Untuk itu, sebagaimana uraian sebelumnya, PR besar Ketua KPK baru, Busyro Muqqodas adalah mengoptimalisasi fungsi koordinasi dan supervisi dengan lembaga penegak hukum lain. Selama ini KPK terkesan arogan sebagai single fighter, menempatkan dirinya sebagai garda terdepan pemberantasan korupsi. Padahal, sekali lagi, lembaga ini didesain sebagai lembaga sementara. KPK bagaimanapun harus memahami psikologi kedua lembaga penegak hukum lain yang sudah malang melintang puluhan tahun lamanya. Selain itu, KPK juga mesti menyadari keterbatasan yang dimiliki oleh lembaga lain, seperti dana penanganan kasus yang jauh lebih kecil dari KPK. Jawaban dari masalah ini tidak cukup dengan dibuatnya MoU antara KPK, kepolisian, dan kejaksaan dalam fungsi koordinasi, namun lebih dari itu mengatasi psycological barrier, hambatan psikologi KPK dengan kepolisian dan kejaksaan. Mudah terbaca, walaupun menjadi kewenangannya, keengganan atau kesungkanan KPK mengambil alih kasus Gayus karena faktor ini.

PR Busyro lain adalah meredefinisikan kembali fungsi preventif KPK. Banyaknya koruptor yang masuk ke bui, ternyata tidak serta-merta menjadikan yang lain jera. Sehingga, penghukuman tidak menimbulkan efek jera. Untuk itu, upaya pencegahan menjadi sesuatu yang penting.

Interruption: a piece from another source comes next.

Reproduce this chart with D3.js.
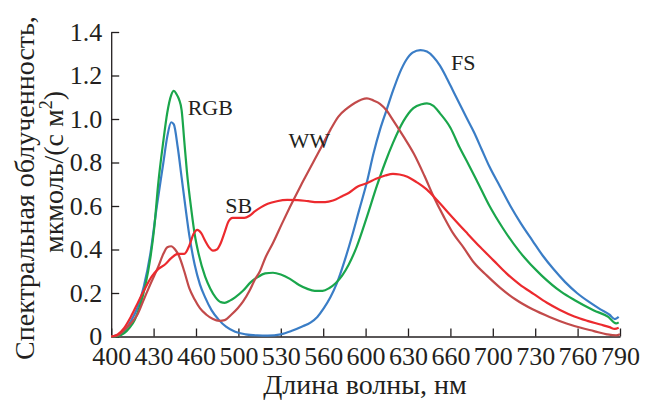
<!DOCTYPE html>
<html>
<head>
<meta charset="utf-8">
<script src="https://cdn.jsdelivr.net/npm/d3@7"></script>
<style>
  body { margin: 0; background: #fff; }
  svg { display: block; }
  svg text { font-family: "Liberation Serif", "DejaVu Serif", serif; }
</style>
</head>
<body>
<svg class="chart"></svg>
<script>
// wavelength, nm -> spectral irradiance
let fsData = [[400,0],[405,0.005],[410,0.025],[415,0.07],[420,0.13],[425,0.23],[430,0.38],[435,0.6],[440,0.8],[443,0.92],[446,0.985],[448,0.975],[451,0.87],[454,0.73],[457,0.59],[460,0.46],[464,0.33],[468,0.24],[472,0.18],[477,0.12],[482,0.08],[488,0.045],[495,0.022],[503,0.01],[512,0.005],[520,0.004],[530,0.01],[538,0.025],[546,0.045],[553,0.065],[558,0.09],[563,0.13],[568,0.18],[573,0.245],[579,0.35],[585,0.47],[590,0.58],[596,0.71],[601,0.84],[606,0.95],[611,1.04],[616,1.13],[621,1.21],[626,1.27],[631,1.305],[637,1.317],[642,1.31],[647,1.285],[652,1.245],[657,1.19],[662,1.13],[667,1.07],[672,1.01],[678,0.94],[684,0.86],[690,0.78],[698,0.69],[706,0.6],[714,0.52],[723,0.44],[731,0.37],[739,0.31],[748,0.25],[757,0.2],[766,0.16],[775,0.125],[782,0.1],[786,0.08],[789,0.09]];

let rgbData = [[400,0],[405,0.002],[410,0.015],[414,0.04],[418,0.076],[422,0.14],[426,0.23],[430,0.36],[433,0.5],[436,0.7],[440,0.9],[443,1.03],[446,1.11],[448,1.13],[450,1.115],[452,1.09],[454,1.04],[456,0.9],[458,0.76],[461.7,0.57],[464,0.47],[467,0.38],[472,0.275],[476,0.22],[480,0.18],[484,0.158],[487,0.155],[491,0.165],[495,0.18],[501,0.21],[507,0.25],[512,0.272],[518,0.29],[524,0.293],[530,0.285],[537,0.265],[544,0.237],[550,0.22],[556,0.21],[562,0.21],[567,0.222],[572,0.245],[577,0.28],[582,0.33],[588,0.41],[596,0.55],[603.5,0.69],[610,0.8],[616,0.89],[624,0.99],[631.6,1.05],[638,1.068],[642,1.072],[647,1.06],[652,1.026],[660,0.96],[667,0.87],[674,0.79],[680,0.72],[690,0.6],[700,0.5],[713,0.39],[730,0.28],[745,0.205],[755,0.168],[770,0.12],[781,0.09],[787,0.06],[789,0.065]];

let wwData = [[400,0],[405,0.005],[410,0.03],[415,0.06],[420,0.1],[425,0.17],[430,0.24],[436,0.32],[440,0.38],[443,0.41],[446,0.415],[449,0.4],[452,0.37],[456,0.3],[460,0.22],[464,0.17],[468,0.13],[473,0.1],[478,0.08],[483,0.072],[487,0.075],[492,0.1],[497,0.13],[501,0.16],[506,0.21],[510,0.26],[514,0.3],[518,0.36],[524,0.43],[531,0.52],[537,0.595],[545,0.69],[553,0.78],[561,0.87],[568,0.95],[574,1.01],[581,1.05],[587,1.075],[592,1.09],[596,1.095],[601,1.085],[606,1.07],[611,1.04],[616,0.995],[624,0.92],[632,0.84],[640,0.74],[647,0.645],[655,0.55],[662,0.475],[670,0.41],[678,0.34],[688,0.28],[698,0.225],[710,0.17],[723,0.125],[736,0.09],[749,0.06],[760,0.04],[770,0.025],[780,0.01],[787,0.005],[790,0.01]];

let sbData = [[400,0],[405,0.01],[410,0.04],[415,0.09],[420,0.15],[425,0.21],[431,0.275],[436,0.31],[441,0.33],[446,0.36],[451,0.38],[456,0.38],[460,0.42],[463,0.47],[466,0.49],[469,0.475],[472,0.44],[475,0.41],[478,0.395],[481,0.4],[484,0.43],[487,0.48],[490,0.53],[493,0.545],[497,0.545],[502,0.545],[506,0.555],[510,0.575],[515,0.595],[520,0.61],[527,0.622],[535,0.628],[543,0.627],[551,0.622],[558,0.618],[564,0.618],[570,0.625],[577,0.645],[582,0.66],[589,0.69],[596,0.705],[603,0.725],[610,0.74],[616,0.748],[621,0.745],[627,0.735],[634,0.71],[642,0.675],[650,0.625],[656,0.585],[662,0.545],[672,0.48],[683,0.41],[693,0.35],[703,0.29],[713,0.24],[724,0.195],[734,0.155],[744,0.122],[755,0.092],[765,0.072],[775,0.055],[782,0.043],[786,0.035],[789,0.04]];

let series = [
  {name: "FS", data: fsData, color: "#3a7dc6", label: [660.5, 1.225]},
  {name: "RGB", data: rgbData, color: "#1aa64b", label: [458.6, 1.018]},
  {name: "WW", data: wwData, color: "#c24a4a", label: [535.9, 0.865]},
  {name: "SB", data: sbData, color: "#ec2a2e", label: [487.4, 0.566]}
];

let xTickLabels = ["400","430","460","500","530","560","600","630","660","700","730","760","790"];
let yTicks = [0, 0.2, 0.4, 0.6, 0.8, 1.0, 1.2, 1.4];

let serif = "Liberation Serif";
let width = 647;
let height = 400;
let svg = d3.select(".chart").attr("width", width).attr("height", height);

let x = d3.scaleLinear().domain([400, 790]).range([111.2, 620]);
let y = d3.scaleLinear().domain([0, 1.4]).range([336.5, 32]);
let xStep = (790 - 400) / (xTickLabels.length - 1);

// axes
let xAxis = d3.axisBottom(x)
  .tickValues(xTickLabels.map((d, i) => 400 + i * xStep))
  .tickFormat((d, i) => xTickLabels[i])
  .tickSize(-8).tickSizeOuter(0).tickPadding(10);
let gx = svg.append("g").attr("transform", "translate(0," + y(0) + ")").call(xAxis);

let yAxis = d3.axisLeft(y)
  .tickValues(yTicks)
  .tickFormat(d => d === 0 ? "0" : d3.format(".1f")(d))
  .tickSize(-8).tickSizeOuter(0).tickPadding(9);
let gy = svg.append("g").attr("transform", "translate(" + x(400) + ",0)").call(yAxis);

[gx, gy].forEach(g => {
  g.attr("font-family", serif).attr("font-size", 26);
  g.select(".domain").attr("stroke", "#231f20").attr("stroke-width", 1.3);
  g.selectAll(".tick line").attr("stroke", "#231f20").attr("stroke-width", 1.3);
  g.selectAll(".tick text").attr("fill", "#231f20");
});
gx.selectAll(".tick text").attr("dy", "0.71em");

// curves
let line = d3.line()
  .x(d => x(d[0]))
  .y(d => y(d[1]))
  .curve(d3.curveMonotoneX);

svg.selectAll("path.curve")
  .data(series)
  .enter()
  .append("path")
  .attr("class", "curve")
  .attr("d", d => line(d.data))
  .attr("fill", "none")
  .attr("stroke", d => d.color)
  .attr("stroke-width", 2.2)
  .attr("stroke-linejoin", "round");

svg.selectAll("text.lbl")
  .data(series)
  .enter()
  .append("text")
  .attr("class", "lbl")
  .attr("x", d => x(d.label[0]))
  .attr("y", d => y(d.label[1]))
  .attr("fill", "#231f20")
  .attr("font-family", serif)
  .attr("font-size", 22)
  .text(d => d.name);

// axis titles
svg.append("text")
  .attr("x", 365).attr("y", 394)
  .attr("text-anchor", "middle")
  .attr("fill", "#231f20")
  .attr("font-family", serif)
  .attr("font-size", 28)
  .text("Длина волны, нм");

svg.append("text")
  .attr("transform", "translate(34,188) rotate(-90)")
  .attr("text-anchor", "middle")
  .attr("fill", "#231f20")
  .attr("font-family", serif)
  .attr("font-size", 28)
  .text("Спектральная облученность,");

let t2 = svg.append("text")
  .attr("transform", "translate(63,172) rotate(-90)")
  .attr("text-anchor", "middle")
  .attr("fill", "#231f20")
  .attr("font-family", serif)
  .attr("font-size", 28);
t2.append("tspan").text("мкмоль/(с м");
t2.append("tspan").attr("dy", -11).attr("font-size", 18).text("2");
t2.append("tspan").attr("dy", 11).text(")");
</script>
</body>
</html>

Saat ini, KPK terkesan hanya melakukan sosialisasi kepada masyarakat tentang korupsi dan mewajibkan calon pejabat negara atau daerah menyerahkan Laporan Harta Kekayaan Pejabat Negara (LHKPN) tanpa melakukan verifikasi atas kebenaran data yang disampaikan. Memang betul, butuh dana, sumber daya manusia, dan waktu yang tidak sedikit untuk melakukan hal ini. Namun, perlu terobosan dari pimpinan KPK, khususnya ketua KPK yang terpilih untuk menggagas ini. Untuk itu, KPK harus memformulasikan kembali fungsi preventif lembaga ini, termasuk juga pengawasan terhadap lembaga pemerintahan, legislatif dan yudikatif.

Satu tahun bukanlah waktu yang lama, namun juga bukan waktu yang sedikit untuk membuat perubahan yang berarti.

Selamat bekerja bagi ketua KPK yang akan dilantik pada Senin. Semoga KPK lebih baik lagi dengan kepemimpinan Buysro Muqoddas. Semoga.